My turn: Paperbacks offer new take on bible

If Sunday isn’t the best day to discuss my religious library, let she who has the worst arm cast the first stone.

Thanks to my cousins, Chef Juandel and The Anglo Mariachi Cowboy, and me repeatedly joining the Quality Paperback Book Club (QPB) — and faithfully completing the introductory requirements before canceling and re-joining — I have amassed a small library of religiously-researched works.

Included are:

“The Other Bible” containing scriptures which, for practical and political reasons, never made the Bible.

Karen Armstrong’s “The Bible” in which the former nun describes how, when and by whom the Bible was written and how over the centuries it has been re-written to advance various agendas.

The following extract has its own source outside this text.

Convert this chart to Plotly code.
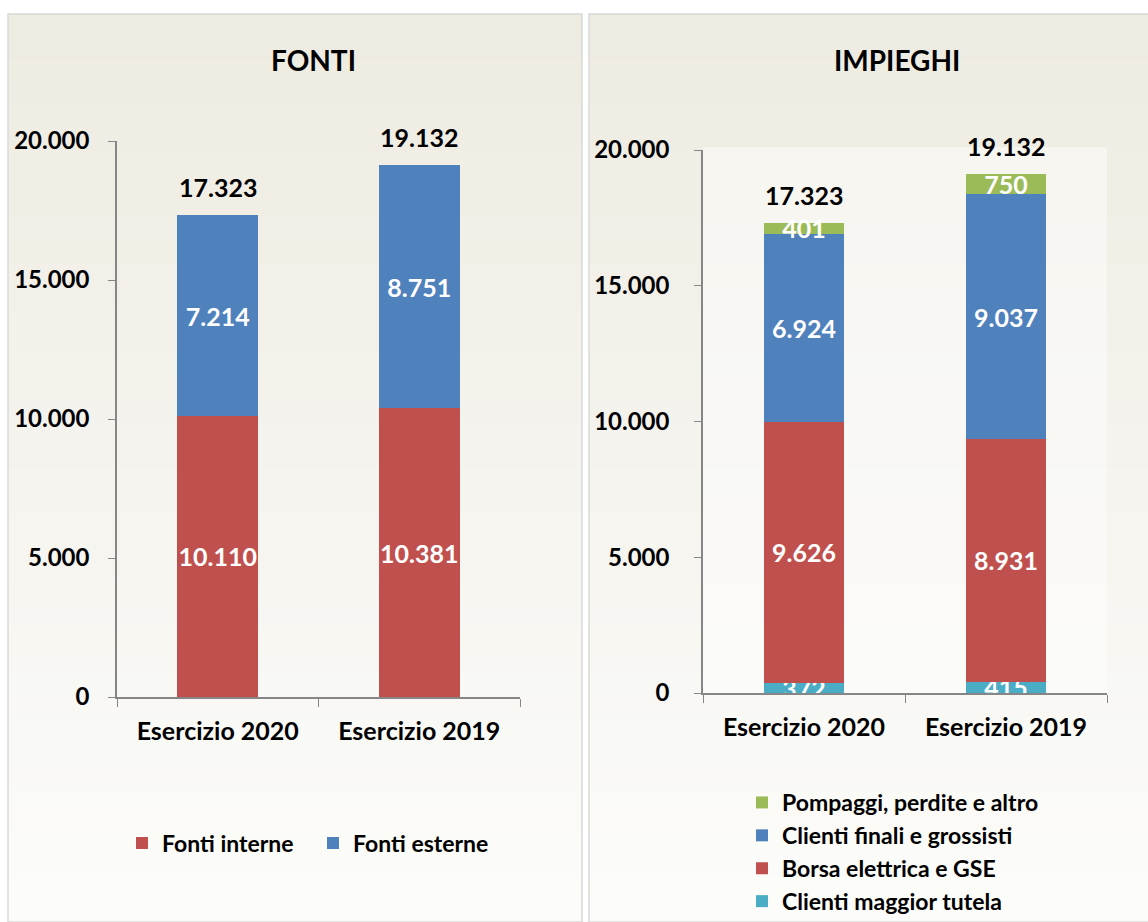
import plotly.graph_objects as go
from plotly.subplots import make_subplots

categories = ["Esercizio 2020", "Esercizio 2019"]

# FONTI
fonti_interne = [10110, 10381]
fonti_esterne = [7214, 8751]
fonti_totali = [17323, 19132]

# IMPIEGHI
clienti_tutela = [372, 415]
borsa_gse = [9626, 8931]
clienti_finali = [6924, 9037]
pompaggi = [401, 750]
impieghi_totali = [17323, 19132]

y_ticks = [0, 5000, 10000, 15000, 20000]
y_tick_labels = ["0", "5.000", "10.000", "15.000", "20.000"]


def it_fmt(v):
    return f"{v:,}".replace(",", ".")


RED = "#C0504D"
BLUE = "#4F81BD"
GREEN = "#9BBB59"
CYAN = "#4BACC6"
FONT = "Lato"
W, H = 1148, 922
BAR_FS = 25

fig = make_subplots(rows=1, cols=2)

bar_common = dict(
    textposition="inside",
    insidetextanchor="middle",
    textangle=0,
    constraintext="none",
    textfont=dict(color="white", size=BAR_FS, family=FONT),
    marker_line_width=0,
    hoverinfo="skip",
)

fig.add_trace(go.Bar(x=categories, y=fonti_interne, name="Fonti interne",
                     marker_color=RED, text=[it_fmt(v) for v in fonti_interne],
                     legend="legend", **bar_common), row=1, col=1)
fig.add_trace(go.Bar(x=categories, y=fonti_esterne, name="Fonti esterne",
                     marker_color=BLUE, text=[it_fmt(v) for v in fonti_esterne],
                     legend="legend", **bar_common), row=1, col=1)

fig.add_trace(go.Bar(x=categories, y=clienti_tutela, name="Clienti maggior tutela",
                     marker_color=CYAN, text=[it_fmt(v) for v in clienti_tutela],
                     legend="legend2", **bar_common), row=1, col=2)
fig.add_trace(go.Bar(x=categories, y=borsa_gse, name="Borsa elettrica e GSE",
                     marker_color=RED, text=[it_fmt(v) for v in borsa_gse],
                     legend="legend2", **bar_common), row=1, col=2)
fig.add_trace(go.Bar(x=categories, y=clienti_finali, name="Clienti finali e grossisti",
                     marker_color=BLUE, text=[it_fmt(v) for v in clienti_finali],
                     legend="legend2", **bar_common), row=1, col=2)
fig.add_trace(go.Bar(x=categories, y=pompaggi, name="Pompaggi, perdite e altro",
                     marker_color=GREEN, text=[it_fmt(v) for v in pompaggi],
                     legend="legend2", **bar_common), row=1, col=2)


def px(x):
    return x / W


def py(y):
    return 1 - y / H


line_col = "#868686"
LEG_FS = 23

fig.update_layout(
    width=W, height=H,
    autosize=False,
    margin=dict(l=0, r=0, t=0, b=0, pad=0, autoexpand=False),
    paper_bgcolor="white",
    plot_bgcolor="rgba(0,0,0,0)",
    barmode="stack",
    bargap=0.6,
    uniformtext=dict(minsize=BAR_FS, mode="show"),
    font=dict(family=FONT, color="#000000"),
    xaxis=dict(domain=[px(117), px(520)], anchor="y"),
    yaxis=dict(domain=[py(697), py(141)], anchor="x"),
    xaxis2=dict(domain=[px(703), px(1107)], anchor="y2"),
    yaxis2=dict(domain=[py(693), py(150)], anchor="x2"),
    legend=dict(orientation="h", x=px(122), y=py(843), xanchor="left", yanchor="middle",
                traceorder="normal",
                font=dict(family=FONT, size=LEG_FS, color="#000000"),
                bgcolor="rgba(0,0,0,0)", itemclick=False, entrywidthmode="pixels",
                entrywidth=146),
    legend2=dict(orientation="v", x=px(742), y=py(781), xanchor="left", yanchor="top",
                 traceorder="reversed",
                 font=dict(family=FONT, size=LEG_FS, color="#000000"),
                 bgcolor="rgba(0,0,0,0)", tracegroupgap=0, itemclick=False),
    showlegend=True,
)

for xa in ["xaxis", "xaxis2"]:
    fig.layout[xa].update(
        showline=True, linecolor=line_col, linewidth=1.5,
        ticks="outside", tickson="boundaries", ticklen=8, tickcolor=line_col,
        tickfont=dict(family=FONT, size=25, color="#000000"),
        ticklabelstandoff=11, automargin=False,
        showgrid=False, zeroline=False, fixedrange=True,
        tickvals=categories, ticktext=[f"<b>{c}</b>" for c in categories],
    )
for ya, so in [("yaxis", 14), ("yaxis2", 20)]:
    fig.layout[ya].update(
        range=[0, 20000], tickvals=y_ticks, ticktext=[f"<b>{t}</b>" for t in y_tick_labels],
        showline=True, linecolor=line_col, linewidth=1.5,
        ticks="outside", ticklen=7, tickcolor=line_col,
        tickfont=dict(family=FONT, size=24, color="#000000"),
        ticklabelstandoff=so, automargin=False,
        showgrid=False, zeroline=False, fixedrange=True,
    )

# Panel backgrounds with vertical gradient
shapes = []
top_c = (238, 235, 225)
bot_c = (252, 252, 250)
N = 40
for (x0, x1) in [(8, 582), (589, 1149)]:
    y0p, y1p = 14, 922
    for i in range(N):
        t = i / (N - 1)
        c = tuple(int(round(top_c[k] + (bot_c[k] - top_c[k]) * t)) for k in range(3))
        ya = y0p + (y1p - y0p) * i / N
        yb = y0p + (y1p - y0p) * (i + 1) / N + 1
        shapes.append(dict(type="rect", xref="paper", yref="paper",
                           x0=px(x0), x1=px(x1), y0=py(min(yb, y1p)), y1=py(ya),
                           fillcolor=f"rgb{c}", line_width=0, layer="below"))
    shapes.append(dict(type="rect", xref="paper", yref="paper",
                       x0=px(x0), x1=px(x1), y0=py(y1p), y1=py(y0p),
                       fillcolor="rgba(0,0,0,0)", line=dict(color="#D9D9D9", width=1.5),
                       layer="below"))
shapes.append(dict(type="rect", xref="x2 domain", yref="y2 domain",
                   x0=0, x1=1, y0=0, y1=1.005, fillcolor="rgba(255,255,255,0.45)",
                   line_width=0, layer="below"))
fig.update_layout(shapes=shapes)

annotations = [
    dict(text="<b>FONTI</b>", xref="paper", yref="paper", x=px(314), y=py(60),
         xanchor="center", yanchor="middle", showarrow=False,
         font=dict(family=FONT, size=28, color="#000000")),
    dict(text="<b>IMPIEGHI</b>", xref="paper", yref="paper", x=px(897), y=py(60),
         xanchor="center", yanchor="middle", showarrow=False,
         font=dict(family=FONT, size=28, color="#000000")),
]
for cat, tot in zip(categories, fonti_totali):
    annotations.append(dict(text=f"<b>{it_fmt(tot)}</b>", x=cat, y=tot, xref="x", yref="y",
                            xanchor="center", yanchor="bottom", yshift=11, showarrow=False,
                            font=dict(family=FONT, size=25, color="#000000")))
for cat, tot in zip(categories, impieghi_totali):
    annotations.append(dict(text=f"<b>{it_fmt(tot)}</b>", x=cat, y=tot, xref="x2", yref="y2",
                            xanchor="center", yanchor="bottom", yshift=11, showarrow=False,
                            font=dict(family=FONT, size=25, color="#000000")))
fig.update_layout(annotations=annotations)

fig.update_traces(texttemplate="<b>%{text}</b>")
for tr in fig.data:
    tr.name = f"<b>{tr.name}</b>"

fig.write_html(
    "out.html",
    config={"responsive": False, "displayModeBar": False},
    post_script="document.body.style.margin='0';document.body.style.padding='0';"
                "document.documentElement.style.overflow='hidden';",
)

“Jesus, Interrupted” by Bart Ehrman, a fundamentalist bible college graduate, which reveals that many of the Bible’s books were written in the names of the apostles by authors living decades later, and that central Christian doctrines were formulated by even later theologians.

Other QPB works gathering dust include “The World Treasury of Modern Religious Thought,” “World Religions: From Ancient History to the Present” and “The Intellectual Devotional.”

My most graphic-friendly book is “Look! It’s Jesus,” containing revealed images of Jesus in frying pans, toast, tortillas, pierogis, oyster shells, Cheetos…

I do confess that my favorite inerrant midnight-meditation is “Pot Stories for the Soul.”

Just consider it a little pre-July 4th fireworks.